Dr. Berzin: Right. So, she’s asking, “Don’t you have to have some relation between mind and matter, between mental and physical states?” Some Western philosophies make them totally separate, but she always thought that Buddhism saw an interdependence between the mental sphere and the natural, or material, sphere. Yes, that’s why from a tantra point of view, they always speak about the mind and then the physical basis for the mind, which is the subtlest energy. So, if you want to call that biology, yes. If by biology, you mean that, then, yes, a Buddha’s not independent of biology. If by biology, you mean the normal, samsaric biological laws of a human body, then, no. Buddha’s not dependent on that. 

Yes, Buddhism says that the mind and the physical basis for mind are inseparable. Even in the formless realms, there’s some sort of subtle energy that is associated with mind. And beings cannot live without an environment in which to live. You can’t have an environment with no beings or have beings with no environment. There can be the environment of the sun and so on with no beings actually living on the sun. That’s something else. 

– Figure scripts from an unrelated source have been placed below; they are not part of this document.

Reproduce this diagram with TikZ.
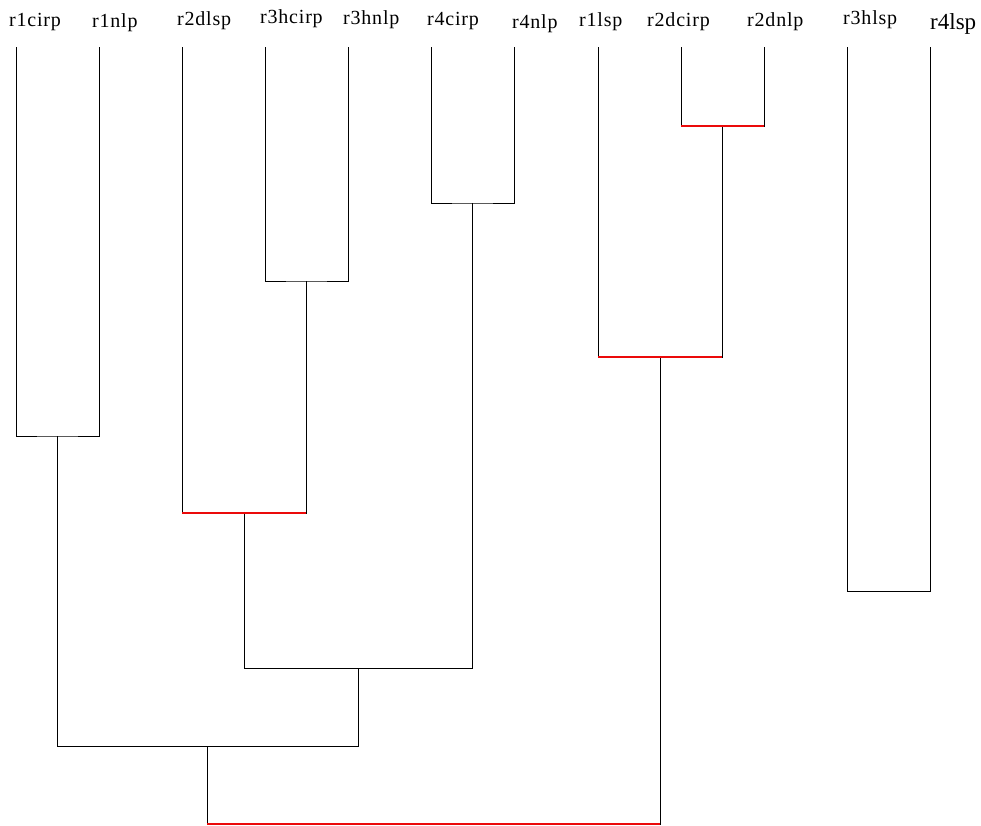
\documentclass[tikz,border=0pt]{standalone}
\usepackage{fontspec}
\usepackage{tikz}
\usetikzlibrary{positioning}
\newfontfamily\leaffont[LetterSpace=4]{Liberation Serif}
\definecolor{cutred}{RGB}{235,10,10}
\tikzset{
  leaflabel/.style={anchor=base west,inner sep=0pt,font=\leaffont\fontsize{20}{20}\selectfont},
  biglabel/.style={leaflabel,font=\fontspec{Liberation Serif}\fontsize{23}{23}\selectfont},
  link/.style={draw=black,line width=0.8pt},
  cutlink/.style={draw=cutred,line width=2.6pt}
}
\begin{document}
\begin{tikzpicture}[x=1pt,y=-1pt]
\useasboundingbox (0,0) rectangle (981,825);
% leaves
\coordinate (r1cirp) at (16,47);
\coordinate (r1nlp) at (99,47);
\coordinate (r2dlsp) at (182,47);
\coordinate (r3hcirp) at (265,47);
\coordinate (r3hnlp) at (348,47);
\coordinate (r4cirp) at (431,47);
\coordinate (r4nlp) at (514,47);
\coordinate (r1lsp) at (598,47);
\coordinate (r2dcirp) at (681,47);
\coordinate (r2dnlp) at (764,47);
\coordinate (r3hlsp) at (847,47);
\coordinate (r4lsp) at (930,47);
% labels
\node[leaflabel] (l1) at (9,26) {r1cirp};
\node[leaflabel] (l2) at (92,27) {r1nlp};
\node[leaflabel] (l3) at (177,25) {r2dlsp};
\node[leaflabel] (l4) at (260,23) {r3hcirp};
\node[leaflabel] (l5) at (343,24) {r3hnlp};
\node[leaflabel] (l6) at (427,25) {r4cirp};
\node[leaflabel] (l7) at (512,28) {r4nlp};
\node[leaflabel] (l8) at (579,26) {r1lsp};
\node[leaflabel] (l9) at (647,26) {r2dcirp};
\node[leaflabel] (l10) at (747,26) {r2dnlp};
\node[leaflabel] (l11) at (843,24) {r3hlsp};
\node[biglabel] (l12) at (930,29) {r4lsp};
% merges
\coordinate (m1) at (57,436);
\coordinate (m2) at (306,281);
\coordinate (m3) at (472,203);
\coordinate (m4) at (722,126);
\coordinate (m5) at (660,357);
\coordinate (m6) at (244,513);
\coordinate (m7) at (358,668);
\coordinate (m8) at (207,746);
\coordinate (m9) at (433,824);
\coordinate (m10) at (888,591);
% black links
\draw[link] (r1cirp) |- (m1) -| (r1nlp);
\draw[link] (r3hcirp) |- (m2) -| (r3hnlp);
\draw[link] (r4cirp) |- (m3) -| (r4nlp);
\draw[link] (r2dcirp) |- (m4) -| (r2dnlp);
\draw[link] (r1lsp) |- (m5) -| (m4);
\draw[link] (r2dlsp) |- (m6) -| (m2);
\draw[link] (m6) |- (m7) -| (m3);
\draw[link] (m1) |- (m8) -| (m7);
\draw[link] (m8) |- (m9) -| (m5);
\draw[link] (r3hlsp) |- (m10) -| (r4lsp);
% red cuts
\draw[cutlink] (r2dcirp |- m4) -- (r2dnlp |- m4);
\draw[cutlink] (r1lsp |- m5) -- (m4 |- m5);
\draw[cutlink] (r2dlsp |- m6) -- (m2 |- m6);
\draw[cutlink] (m8 |- m9) -- (m5 |- m9);
\end{tikzpicture}
\end{document}
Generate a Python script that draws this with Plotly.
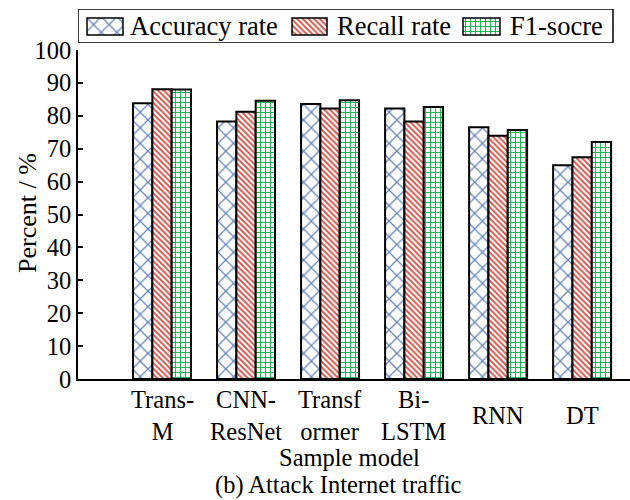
import plotly.graph_objects as go

models = ["Trans-M", "CNN-ResNet", "Transformer", "Bi-LSTM", "RNN", "DT"]
model_labels = ["Trans-<br>M", "CNN-<br>ResNet", "Transf<br>ormer", "Bi-<br>LSTM", "RNN", "DT"]
accuracy = [83.8, 78.3, 83.6, 82.2, 76.5, 65.0]
recall = [88.1, 81.2, 82.2, 78.3, 73.9, 67.4]
f1_score = [88.0, 84.6, 84.7, 82.7, 75.7, 72.0]
series_names = ["Accuracy rate", "Recall rate", "F1-socre"]
y_ticks = [0, 10, 20, 30, 40, 50, 60, 70, 80, 90, 100]

FONT = "Liberation Serif"

# fill styles: pattern shape, line colour, tile size, line thickness
styles = [
    ("x", "#6585b8", 11, 0.22),
    ("\\", "#cf5b52", 4, 0.5),
    ("+", "#12b050", 5, 0.34),
]


def pattern(shape, color, size, solidity):
    return dict(shape=shape, fgcolor=color, bgcolor="white", fgopacity=1,
                size=size, solidity=solidity, fillmode="overlay")


fig = go.Figure()
for name, vals, st in zip(series_names, [accuracy, recall, f1_score], styles):
    fig.add_trace(go.Bar(
        name=name, x=models, y=vals, showlegend=False,
        marker=dict(color="white", line=dict(color="black", width=2),
                    pattern=pattern(*st)),
    ))

# ---- legend strip (own small subplot above the chart, units are pixels) ----
key_left = [87, 292, 463]      # swatch left edges
key_width = [36, 35, 37]
text_left = [128, 335, 508]
fig.add_trace(go.Bar(
    orientation="h", xaxis="x2", yaxis="y2", showlegend=False, hoverinfo="skip",
    y=[16.5, 16.5, 16.5], x=key_width, base=key_left, width=17,
    marker=dict(
        color="white", line=dict(color="black", width=1.5),
        pattern=dict(shape=[s[0] for s in styles], fgcolor=[s[1] for s in styles],
                     size=[s[2] for s in styles], solidity=[s[3] for s in styles],
                     bgcolor="white", fgopacity=1, fillmode="overlay"),
    ),
))

H_PLOT = 379.0          # pixel height of the drawing area (margin t=0)
main_top = (H_PLOT - 50) / H_PLOT
leg_bot = (H_PLOT - 43) / H_PLOT
leg_top = (H_PLOT - 9) / H_PLOT


def py(pix):
    """pixel row -> paper y"""
    return (H_PLOT - pix) / H_PLOT


def px(pix):
    """pixel column -> paper x"""
    return (pix - 78) / 552.0


annotations = []
for name, tx in zip(series_names, text_left):
    annotations.append(dict(text=name, xref="x2", yref="y2", x=tx, y=17,
                            xanchor="left", yanchor="middle", showarrow=False,
                            font=dict(family=FONT, size=26.5)))
for cat, lab in zip(models, model_labels):
    annotations.append(dict(text=lab, xref="x", yref="paper", x=cat, y=py(415),
                            xanchor="center", yanchor="middle", valign="middle",
                            showarrow=False, font=dict(family=FONT, size=24.5)))
annotations.append(dict(text="Percent / %", xref="paper", yref="paper",
                        x=px(27), y=py(213), xanchor="center", yanchor="middle",
                        textangle=-90, showarrow=False, font=dict(family=FONT, size=26)))
annotations.append(dict(text="Sample model", xref="paper", yref="paper",
                        x=px(349), y=py(457), xanchor="center", yanchor="middle",
                        showarrow=False, font=dict(family=FONT, size=24.5)))
annotations.append(dict(text="(b) Attack Internet traffic", xref="paper", yref="paper",
                        x=px(338), y=py(485), xanchor="center", yanchor="middle",
                        showarrow=False, font=dict(family=FONT, size=24.5)))

fig.update_layout(
    template="none",
    width=630, height=500,
    margin=dict(l=78, r=0, t=0, b=121, autoexpand=False),
    paper_bgcolor="white", plot_bgcolor="white",
    font=dict(family=FONT, size=24, color="black"),
    barmode="group", bargap=0.31, bargroupgap=0,
    showlegend=False,
    xaxis=dict(
        range=[-1.0, 5.57], domain=[0, 1], automargin=False,
        showline=True, linecolor="black", linewidth=1.8,
        ticks="", showticklabels=False, showgrid=False, zeroline=False,
    ),
    yaxis=dict(
        range=[0, 100], domain=[0, main_top], automargin=False,
        tickvals=y_ticks,
        showline=True, linecolor="black", linewidth=1.8,
        ticks="inside", ticklen=5, tickwidth=1.5, tickcolor="black",
        showgrid=False, zeroline=False,
        tickfont=dict(family=FONT, size=24.5),
    ),
    xaxis2=dict(domain=[0, 1], range=[78, 630], anchor="y2", visible=False,
                fixedrange=True, automargin=False),
    yaxis2=dict(domain=[leg_bot, leg_top], range=[0, 34], anchor="x2", visible=False,
                fixedrange=True, automargin=False),
    shapes=[dict(type="rect", xref="x2", yref="y2", x0=78, x1=613, y0=0, y1=34,
                 line=dict(color="black", width=1.5), fillcolor="rgba(0,0,0,0)")],
    annotations=annotations,
)

fig.write_html("out.html")
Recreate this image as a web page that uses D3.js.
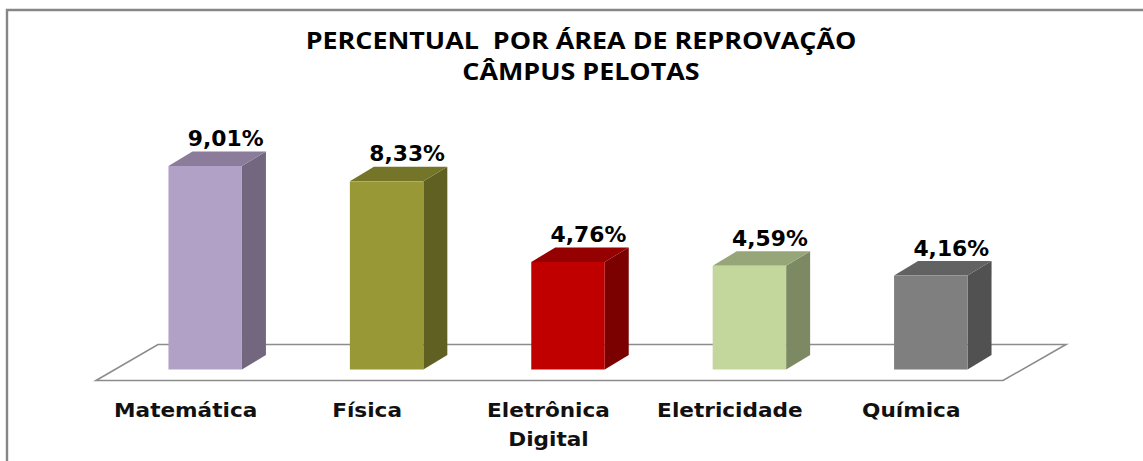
<!DOCTYPE html>
<html><head><meta charset="utf-8">
<script src="https://cdn.jsdelivr.net/npm/d3@7"></script>
<style>html,body{margin:0;padding:0;background:#fff}svg{display:block}</style></head>
<body><div id="c"></div>
<script>
const categories=[["Matemática"],["Física"],["Eletrônica","Digital"],["Eletricidade"],["Química"]];
const values=[9.01,8.33,4.76,4.59,4.16];
const valueLabels=["9,01%","8,33%","4,76%","4,59%","4,16%"];
const frontColors=["#b2a1c7","#989836","#c00000","#c3d69b","#7f7f7f"];
const sideColors=["#72677f","#606022","#7b0000","#7d8963","#515151"];
const topColors=["#8a7c9a","#757529","#950000","#97a678","#626262"];
const titleLines=["PERCENTUAL  POR ÁREA DE REPROVAÇÃO","CÂMPUS PELOTAS"];

const W=1143,H=461,baseY=369.5,depthX=24,depthY=14.5;
const svg=d3.select("#c").append("svg").attr("width",W).attr("height",H);
svg.append("path").attr("d",`M7,${H}V10H${W}`).attr("fill","none").attr("stroke","#868686").attr("stroke-width",2.4);

function stretch(sel,k){sel.each(function(){
  const n=this.getComputedTextLength();
  d3.select(this).attr("textLength",n*k).attr("lengthAdjust","spacingAndGlyphs");
});}

const idx=categories.map((d,i)=>i);
const x=d3.scaleBand().domain(idx).range([114.5,1021.5]).paddingInner(0.595).paddingOuter(0.2975);
const y=d3.scaleLinear().domain([0,9.01]).range([baseY,166]);

svg.append("path").attr("d","M96,380.5L158,344.5H1066L1003,380.5Z")
  .attr("fill","#fff").attr("stroke","#8c8c8c").attr("stroke-width",1.6);

const g=svg.selectAll("g.bar").data(values).join("g").attr("class","bar");
g.append("polygon").attr("fill",(d,i)=>sideColors[i]).attr("points",(d,i)=>{
  const r=x(i)+x.bandwidth(),t=y(d);
  return [[r,t],[r+depthX,t-depthY],[r+depthX,baseY-depthY],[r,baseY]].join(" ");});
g.append("polygon").attr("fill",(d,i)=>topColors[i]).attr("points",(d,i)=>{
  const l=x(i),r=l+x.bandwidth(),t=y(d);
  return [[l,t],[l+depthX,t-depthY],[r+depthX,t-depthY],[r,t]].join(" ");});
g.append("rect").attr("fill",(d,i)=>frontColors[i]).attr("x",(d,i)=>x(i)).attr("width",x.bandwidth())
  .attr("y",d=>y(d)).attr("height",d=>baseY-y(d));
g.append("text").text((d,i)=>valueLabels[i]).attr("text-anchor","middle")
  .attr("x",(d,i)=>x(i)+x.bandwidth()/2+20.5).attr("y",d=>y(d)-20)
  .attr("font-family","DejaVu Sans").attr("font-weight","bold").attr("font-size",20.5).attr("fill","#000")
  .call(stretch,1.065);

svg.selectAll("text.cat").data(categories).join("text").attr("class","cat")
  .attr("text-anchor","middle").attr("font-family","DejaVu Sans").attr("font-weight","bold")
  .attr("font-size",20).attr("fill","#111")
  .each(function(d,i){
    d3.select(this).selectAll("tspan").data(d).join("tspan")
      .attr("x",x(i)+x.bandwidth()/2-19.5).attr("y",(t,j)=>416.5+j*29.5).text(t=>t)
      .call(stretch,1.08);
  });

svg.selectAll("text.title").data(titleLines).join("text").attr("class","title")
  .attr("text-anchor","middle").attr("x",581).attr("y",(d,i)=>49+i*31)
  .attr("font-family","Open Sans").attr("font-weight","bold").attr("font-size",23)
  .attr("fill","#000").style("white-space","pre").text(d=>d)
  .call(stretch,1.168);
</script></body></html>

And there’s evolution. So, in a world system, there will be a certain point when there are no beings in that world system. But within the totality of all universes, there will always be mind and not just biology but also physical places. Mind has to be somewhere. So, Buddhism is very holistic in that sense. They don’t speak in terms of a transcendent type of presentation in a very absolutist type of way like with a collective unconscious, although, maybe you can find some Buddhist philosophers that tend somewhat in that direction.  

OK. We only have a few more minutes, so why don’t we reflect on this verse rather than go onto the next.

[67] Each (being) has drunk more milk than in (all) the four oceans, and still, with the succeeding samsaric (rebirths) of ordinary beings, there’s a much greater amount than that to be drunk.

When you think about this, think about the object or person or affection or love or whatever it is that you are most attached to and about whether there is a possibility that you will ever have enough if it? If there isn’t, then what’s the point of this obsession? What is your attitude toward it? OK?

So, we’ve looked at the first two types of suffering of samara. The first is that there is no certainty of the status of others. We see that especially when we think in terms of countless lifetimes. Why am I so attached to the people of this lifetime? Why am I so attached to the type of relationships that I have with them in this lifetime? There’s no certainty. I have these friends in this lifetime, these people that I’m related to, these relatives, these people that I have difficult relationships within this lifetime, and next lifetime, it’s going to be a different set. And even if it’s the same beings, the relationship will be different. So, why be so caught up in the situation now? It’s almost like a roll of the dice, isn’t it? Why am I so caught up with a hand in cards… with this hand of cards, with this roll of the dice? It’s going to be different beings, different situation. There’s no certainty. It’s not going to last; it’s always going to change. 

Even with the second type of suffering, the friends that I have now, I’m never going to have enough – never enough good times with them, never enough affection with them, never enough “I love you.” It’s never going to be enough. So, again, this whole thing is stupid, it’s boring. I’d like to get out of this. It just produces suffering. What is the suffering? The suffering is the ups and downs. Sometimes I’m so depressed because I’m not getting what I want. Other times I’m happy, but it doesn’t last, and then I’m frustrated. And what’s the basis for it? The all-pervasive affecting suffering of this continuing samsaric rebirth and the influence of karma and the disturbing emotions that bring that karma about and that activate that karma. I want to get out of that, to be free from all of this – so, renunciation. 

Actually, the word “renunciation” in Tibetan (nges-'byung) isn’t really what the word means in English. The word literally means “determination,” the determination to be free. Your mind is determined to give this up and to attain liberation.